House debates

Tuesday, 8 September 2009

Questions without Notice

Primary Schools for the 21st Century Program

2:20 pm

Photo of Lindsay TannerLindsay Tanner (Melbourne, Australian Labor Party, Minister for Finance and Deregulation) Share this | Hansard source

Thank you very much, Mr Speaker. I was asked about cost-benefit analysis approaches to the government’s stimulus package and, in particular, the Building the Education Revolution initiative. I will tell you, Mr Speaker, and I will tell the Leader of the Opposition the cost-benefit analysis approach that was taken. It was this: we received advice from the Secretary of Treasury and other Treasury officials that a huge storm was about to hit the Australian economy and that it was necessary to get money into the Australian economy—inject it into the Australian economy in a variety of ways as quickly as possible to sustain hundreds of thousand of jobs and thousands of businesses—and that the best way of undertaking this was a staged process which involved, firstly, payments to individuals through the tax system and the family payment system, which would get money moving into households very quickly; secondly, money that could be moved quickly into maintenance, into infrastructure, into building things and into sustaining the construction sector and, thirdly, longer term infrastructure projects that would build Australia for the future.

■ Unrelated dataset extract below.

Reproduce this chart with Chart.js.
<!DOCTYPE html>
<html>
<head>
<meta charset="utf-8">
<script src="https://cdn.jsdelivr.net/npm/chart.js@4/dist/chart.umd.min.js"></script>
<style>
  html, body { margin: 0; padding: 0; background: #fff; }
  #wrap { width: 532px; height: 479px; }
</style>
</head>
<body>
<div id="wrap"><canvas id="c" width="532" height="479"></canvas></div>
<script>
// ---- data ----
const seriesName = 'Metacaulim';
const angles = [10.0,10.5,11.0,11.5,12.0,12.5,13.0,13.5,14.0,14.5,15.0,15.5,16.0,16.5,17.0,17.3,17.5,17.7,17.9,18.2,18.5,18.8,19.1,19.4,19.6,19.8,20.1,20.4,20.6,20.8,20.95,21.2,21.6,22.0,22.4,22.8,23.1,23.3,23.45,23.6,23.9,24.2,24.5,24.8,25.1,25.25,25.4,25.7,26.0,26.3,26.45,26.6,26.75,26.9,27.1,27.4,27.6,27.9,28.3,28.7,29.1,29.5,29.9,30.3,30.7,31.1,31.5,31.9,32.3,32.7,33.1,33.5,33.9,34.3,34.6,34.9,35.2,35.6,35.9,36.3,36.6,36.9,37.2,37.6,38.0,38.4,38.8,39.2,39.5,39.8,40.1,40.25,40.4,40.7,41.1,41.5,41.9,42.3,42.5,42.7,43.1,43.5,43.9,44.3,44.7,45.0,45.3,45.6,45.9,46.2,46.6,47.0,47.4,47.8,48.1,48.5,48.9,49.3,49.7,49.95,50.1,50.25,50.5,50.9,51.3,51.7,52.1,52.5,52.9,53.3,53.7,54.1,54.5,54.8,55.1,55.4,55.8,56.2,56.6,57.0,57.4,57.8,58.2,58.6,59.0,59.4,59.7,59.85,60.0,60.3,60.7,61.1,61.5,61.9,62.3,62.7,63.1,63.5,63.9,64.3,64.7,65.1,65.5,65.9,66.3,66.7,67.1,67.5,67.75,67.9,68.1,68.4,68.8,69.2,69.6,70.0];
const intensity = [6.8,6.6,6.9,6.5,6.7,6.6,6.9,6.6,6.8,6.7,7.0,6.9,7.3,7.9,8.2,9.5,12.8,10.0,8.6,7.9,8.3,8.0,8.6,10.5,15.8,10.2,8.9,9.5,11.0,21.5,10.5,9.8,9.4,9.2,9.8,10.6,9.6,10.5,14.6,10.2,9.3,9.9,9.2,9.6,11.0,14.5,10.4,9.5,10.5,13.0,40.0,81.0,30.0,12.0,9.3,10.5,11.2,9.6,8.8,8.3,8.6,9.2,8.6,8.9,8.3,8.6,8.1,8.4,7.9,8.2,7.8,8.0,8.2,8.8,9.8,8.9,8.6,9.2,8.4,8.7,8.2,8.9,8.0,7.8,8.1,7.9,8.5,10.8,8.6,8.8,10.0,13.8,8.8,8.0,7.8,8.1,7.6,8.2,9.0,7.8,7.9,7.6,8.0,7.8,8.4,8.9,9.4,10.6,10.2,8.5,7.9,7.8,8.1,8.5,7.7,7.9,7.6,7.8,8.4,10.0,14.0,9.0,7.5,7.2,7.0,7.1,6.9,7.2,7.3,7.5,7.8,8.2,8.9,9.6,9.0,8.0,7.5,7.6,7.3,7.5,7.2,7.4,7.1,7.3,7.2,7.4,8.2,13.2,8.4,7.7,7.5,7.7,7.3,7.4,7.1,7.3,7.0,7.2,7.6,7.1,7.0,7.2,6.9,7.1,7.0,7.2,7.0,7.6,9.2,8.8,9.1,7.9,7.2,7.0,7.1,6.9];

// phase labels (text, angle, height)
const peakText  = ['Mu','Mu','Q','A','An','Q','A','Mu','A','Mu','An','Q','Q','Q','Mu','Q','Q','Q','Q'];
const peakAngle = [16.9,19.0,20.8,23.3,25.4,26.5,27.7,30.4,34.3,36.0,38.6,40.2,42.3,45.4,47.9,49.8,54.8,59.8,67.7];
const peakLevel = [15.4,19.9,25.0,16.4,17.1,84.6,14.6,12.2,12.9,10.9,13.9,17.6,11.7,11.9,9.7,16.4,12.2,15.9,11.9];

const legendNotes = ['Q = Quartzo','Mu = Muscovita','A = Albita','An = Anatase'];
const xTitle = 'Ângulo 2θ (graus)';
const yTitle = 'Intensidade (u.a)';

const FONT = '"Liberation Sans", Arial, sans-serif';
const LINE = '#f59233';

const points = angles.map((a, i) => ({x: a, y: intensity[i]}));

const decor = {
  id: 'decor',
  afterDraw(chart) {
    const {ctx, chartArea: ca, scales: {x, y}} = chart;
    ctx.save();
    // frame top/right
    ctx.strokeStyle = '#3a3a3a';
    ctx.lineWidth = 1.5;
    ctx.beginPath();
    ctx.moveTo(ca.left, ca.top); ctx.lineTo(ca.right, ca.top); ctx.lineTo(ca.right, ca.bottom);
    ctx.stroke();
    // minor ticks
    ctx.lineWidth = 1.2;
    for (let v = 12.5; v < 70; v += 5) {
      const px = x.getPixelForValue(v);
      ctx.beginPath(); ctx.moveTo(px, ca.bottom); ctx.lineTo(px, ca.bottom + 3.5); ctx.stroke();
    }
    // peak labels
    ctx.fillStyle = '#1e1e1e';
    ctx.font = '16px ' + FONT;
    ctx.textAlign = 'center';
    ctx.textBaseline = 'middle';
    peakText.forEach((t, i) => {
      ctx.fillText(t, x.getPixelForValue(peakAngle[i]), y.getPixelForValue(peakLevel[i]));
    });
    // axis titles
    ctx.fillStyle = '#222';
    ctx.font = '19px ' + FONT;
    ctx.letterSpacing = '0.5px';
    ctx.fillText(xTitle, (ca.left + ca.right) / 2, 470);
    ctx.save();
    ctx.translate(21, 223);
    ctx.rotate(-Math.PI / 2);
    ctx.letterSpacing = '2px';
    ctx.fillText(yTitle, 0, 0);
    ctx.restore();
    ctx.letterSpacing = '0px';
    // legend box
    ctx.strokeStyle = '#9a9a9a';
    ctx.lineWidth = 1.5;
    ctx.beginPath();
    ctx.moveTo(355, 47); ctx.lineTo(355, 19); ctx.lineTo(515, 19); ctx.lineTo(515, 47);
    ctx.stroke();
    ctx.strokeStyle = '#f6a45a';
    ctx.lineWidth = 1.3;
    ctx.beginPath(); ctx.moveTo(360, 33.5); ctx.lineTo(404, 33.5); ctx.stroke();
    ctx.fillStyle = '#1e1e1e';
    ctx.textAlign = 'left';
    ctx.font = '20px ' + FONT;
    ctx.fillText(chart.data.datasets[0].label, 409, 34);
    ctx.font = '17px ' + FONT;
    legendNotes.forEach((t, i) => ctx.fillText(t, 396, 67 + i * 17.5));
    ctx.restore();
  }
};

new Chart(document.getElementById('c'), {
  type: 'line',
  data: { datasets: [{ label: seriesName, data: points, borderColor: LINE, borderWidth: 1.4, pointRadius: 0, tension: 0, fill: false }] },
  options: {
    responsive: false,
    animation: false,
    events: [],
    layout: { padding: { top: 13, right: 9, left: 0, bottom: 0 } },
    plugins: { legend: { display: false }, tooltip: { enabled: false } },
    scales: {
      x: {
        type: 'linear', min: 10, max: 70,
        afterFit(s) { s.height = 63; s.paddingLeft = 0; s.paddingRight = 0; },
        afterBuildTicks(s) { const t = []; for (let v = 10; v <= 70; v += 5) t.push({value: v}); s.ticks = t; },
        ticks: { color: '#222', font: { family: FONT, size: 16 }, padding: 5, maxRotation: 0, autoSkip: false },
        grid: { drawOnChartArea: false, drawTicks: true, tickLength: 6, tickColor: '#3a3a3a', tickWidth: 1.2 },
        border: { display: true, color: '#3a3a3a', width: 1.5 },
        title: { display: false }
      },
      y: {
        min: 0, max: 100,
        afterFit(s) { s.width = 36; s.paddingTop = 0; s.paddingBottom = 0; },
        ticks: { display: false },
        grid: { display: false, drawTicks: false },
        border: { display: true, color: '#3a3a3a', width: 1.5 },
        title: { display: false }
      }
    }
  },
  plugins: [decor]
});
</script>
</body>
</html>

We understand that the other side is now back in the zone where they do not believe the global financial crisis or the global recession are real. They have waxed and waned, they have gone in and out of the twilight zone, they have been off there with the zombies, they have been all over the place and they are now back in the zone where they have discovered that it never happened—that it did not exist. The member for Sturt has pronounced it dead; it did not happen; it is all over today. The truth is that the cost-benefit analysis for the Australian people was this: without rapid action on the part of this government through injecting large sums of money into the Australian economy, into construction, into retail, into tourism and into all of the activities of the Australian economy we would be facing unemployment much higher than we do today. We would be facing thousands of businesses, particularly small businesses, that would be bankrupt. That was the basis on which that decision was taken, along with all of the other stimulus decisions. This government stands proudly by those decisions and we point out that virtually every other serious commentator and participant in this debate says we were right and you were wrong.